Chercher, se renseigner, s’entraîner, s’interroger, trébucher, tomber parfois, se relever, continuer : apprendre.
L’apprentissage sur soi, sur les autres, sur un environnement et la découverte d’un contexte, de fondamentaux, de possibilités, d’un nouveau monde en somme sont des choses à vivre. Découvrir à 6h du matin que le sac que l’on vient de refermer est trempé parce que la poche à eau vient de se vider sur ses affaires et qu’on est au milieu de la montagne, c’est ça l’aventure. Rythmer sa journée sur des fondamentaux dont on n’a pas idée de la valeur « à la maison » – manger, boire, faire ses besoins, se laver, dormir – devient l’aventure. Et là, rien d’extraordinaire, ni de prestigieux au point d’inonder les réseaux sociaux ou de briller en dîner mondain. Mais vous n’aurez jamais été aussi heureux et vivant que lorsque vous aurez trouvé une source pour vous hydrater ou déniché le seul relief d’un plateau venteux, un rocher de 30cm, pour rendre à dame nature ce qu’elle a bien voulu vous donner…
Apprendre à faire des nœuds, à choisir ses chaussures, à entretenir son matériel, à préparer une sortie, à connaître son corps, à lire une carte, la neige, à comprendre un dénivelé, à s’orienter, à respirer, à marcher, nager, sauter… demande du temps, de la pratique et de l’expérimentation. Et de manière très personnelle, chacun a son rythme, ses besoins, son fonctionnement.

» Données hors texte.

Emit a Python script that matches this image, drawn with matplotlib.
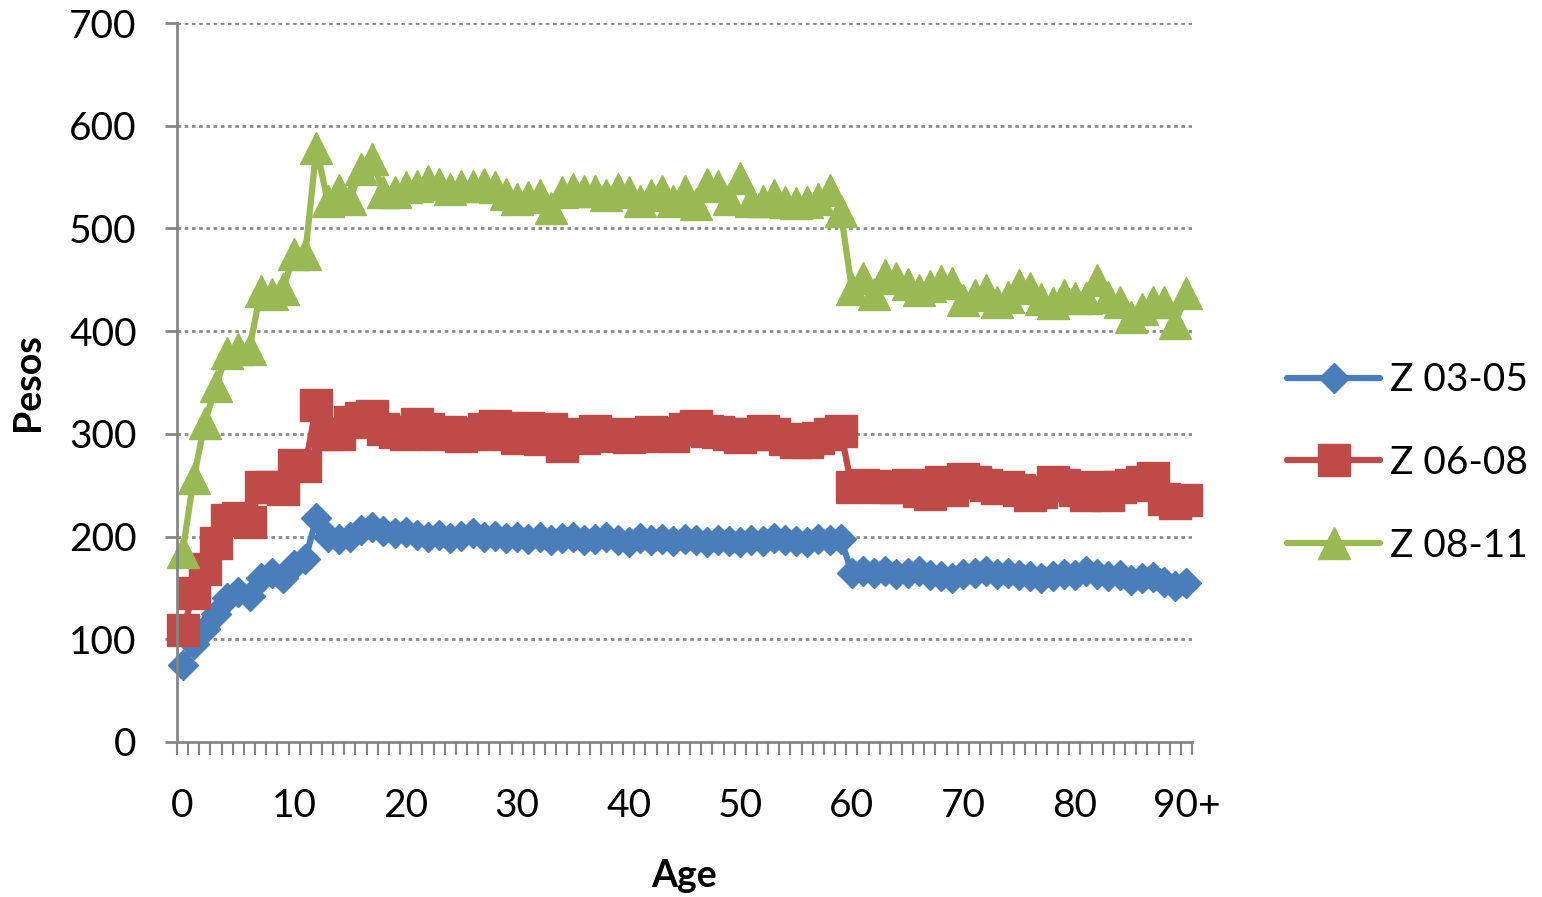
import numpy as np
import matplotlib
matplotlib.use("Agg")
import matplotlib.pyplot as plt

plt.rcParams['font.family'] = ['Lato', 'DejaVu Sans']

# edades 0..90 (90 = "90+")
ages = np.arange(0, 91)
tick_ages = [0, 10, 20, 30, 40, 50, 60, 70, 80, 90]
tick_labels = ['0', '10', '20', '30', '40', '50', '60', '70', '80', '90+']

z03_05 = [75, 95, 110, 125, 140, 146, 142, 160, 165, 160,
          172, 178, 218, 200, 198, 200, 206, 209, 205, 203,
          204, 202, 200, 202, 199, 201, 203, 200, 201, 199,
          200, 198, 200, 197, 199, 200, 197, 198, 200, 197,
          195, 199, 197, 198, 196, 198, 197, 195, 197, 196,
          195, 197, 196, 199, 197, 196, 195, 198, 197, 198,
          165, 166, 165, 166, 164, 165, 166, 163, 162, 160,
          164, 165, 166, 164, 165, 163, 162, 160, 162, 164,
          163, 166, 164, 162, 163, 158, 160, 161, 156, 152,
          155]

z06_08 = [109, 145, 168, 194, 216, 218, 214, 248, 248, 246,
          270, 269, 328, 300, 300, 312, 315, 317, 305, 302,
          300, 310, 305, 300, 302, 298, 300, 305, 308, 300,
          296, 306, 295, 305, 288, 300, 296, 303, 298, 300,
          297, 298, 302, 301, 298, 305, 308, 303, 302, 300,
          297, 300, 303, 300, 295, 292, 292, 296, 300, 303,
          248, 250, 249, 248, 248, 250, 244, 241, 253, 245,
          256, 253, 250, 247, 248, 245, 240, 243, 253, 250,
          245, 240, 248, 240, 248, 250, 253, 257, 237, 233,
          236]

z08_11 = [185, 257, 311, 347, 379, 383, 383, 439, 436, 441,
          475, 475, 578, 527, 537, 529, 558, 568, 535, 535,
          540, 541, 546, 543, 538, 541, 541, 543, 540, 534,
          529, 531, 533, 520, 535, 538, 536, 536, 533, 538,
          535, 527, 533, 536, 527, 536, 524, 543, 541, 529,
          549, 527, 527, 533, 526, 525, 526, 529, 537, 517,
          441, 452, 436, 455, 452, 446, 440, 444, 449, 447,
          430, 435, 440, 428, 433, 445, 442, 431, 427, 435,
          432, 432, 450, 433, 428, 414, 422, 428, 428, 408,
          437]

series = [
    ('Z 03-05', z03_05, '#4A7EBB', 'D', 15),
    ('Z 06-08', z06_08, '#BE4B48', 's', 23),
    ('Z 08-11', z08_11, '#98B954', '^', 23),
]

fig = plt.figure(figsize=(15.42, 8.97), dpi=100)
ax = fig.add_axes([177/1542, 1 - 742/897, (1192 - 177)/1542, (742 - 23)/897])

for name, vals, col, mk, ms in series:
    ax.plot(ages, vals, color=col, lw=4.5, marker=mk, markersize=ms,
            markerfacecolor=col, markeredgecolor=col, markeredgewidth=1,
            label=name, solid_joinstyle='round', solid_capstyle='round',
            clip_on=False)

gray = '#868686'
ax.set_xlim(-0.5, 90.5)
ax.set_ylim(0, 700)
ax.set_yticks(range(0, 701, 100))
ax.set_xticks(tick_ages)
ax.set_xticklabels(tick_labels)
ax.set_xticks(np.arange(-0.5, 91, 1), minor=True)

for y in range(100, 701, 100):
    ax.axhline(y, color='#8c8c8c', lw=2, linestyle=(0, (1.3, 1.3)), zorder=0)

for s in ['top', 'right']:
    ax.spines[s].set_visible(False)
for s in ['left', 'bottom']:
    ax.spines[s].set_color(gray)
    ax.spines[s].set_linewidth(2)

ax.tick_params(axis='y', direction='out', length=9, width=2, color=gray,
               labelsize=28, pad=20)
ax.tick_params(axis='x', which='major', length=0, labelsize=28, pad=33)
ax.tick_params(axis='x', which='minor', direction='out', length=9, width=1.5,
               color=gray)

ax.set_xlabel('Age', fontsize=27, fontweight='bold', labelpad=25)
ax.set_ylabel('Pesos', fontsize=27, fontweight='bold', labelpad=17)

fig.legend(loc='center left', bbox_to_anchor=(1287/1542, 1 - 463/897),
           frameon=False, fontsize=28, handlelength=2.4, handletextpad=0.25,
           labelspacing=1.2, borderpad=0, borderaxespad=0)

fig.savefig('out.png', dpi=100)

Prenez le temps d’essayer, de découvrir, pas à pas, et de cultiver ce potentiel d’intention qui est en vous. Et vous verrez que partir à l’aventure n’existera plus que pour ceux qui ne l’ont jamais vécue, car cela fait désormais partie de votre quotidien. Etre de ce côté du miroir c’est encore mieux que tout : c’est vivre votre vie. Et elle vaut mieux qu’une vitrine virtuelle, ou qu’une file d’attente pour prendre une photo de chute d’eau.
En attendant, c’est dehors que cela se passe. Nous ne sommes pas faits pour vivre à l’intérieur ou derrière un écran. Alors posez votre livre, éteignez votre ordinateur et enfilez vos chaussures ! J’ai déjà les miennes et je vous attends sur le palier.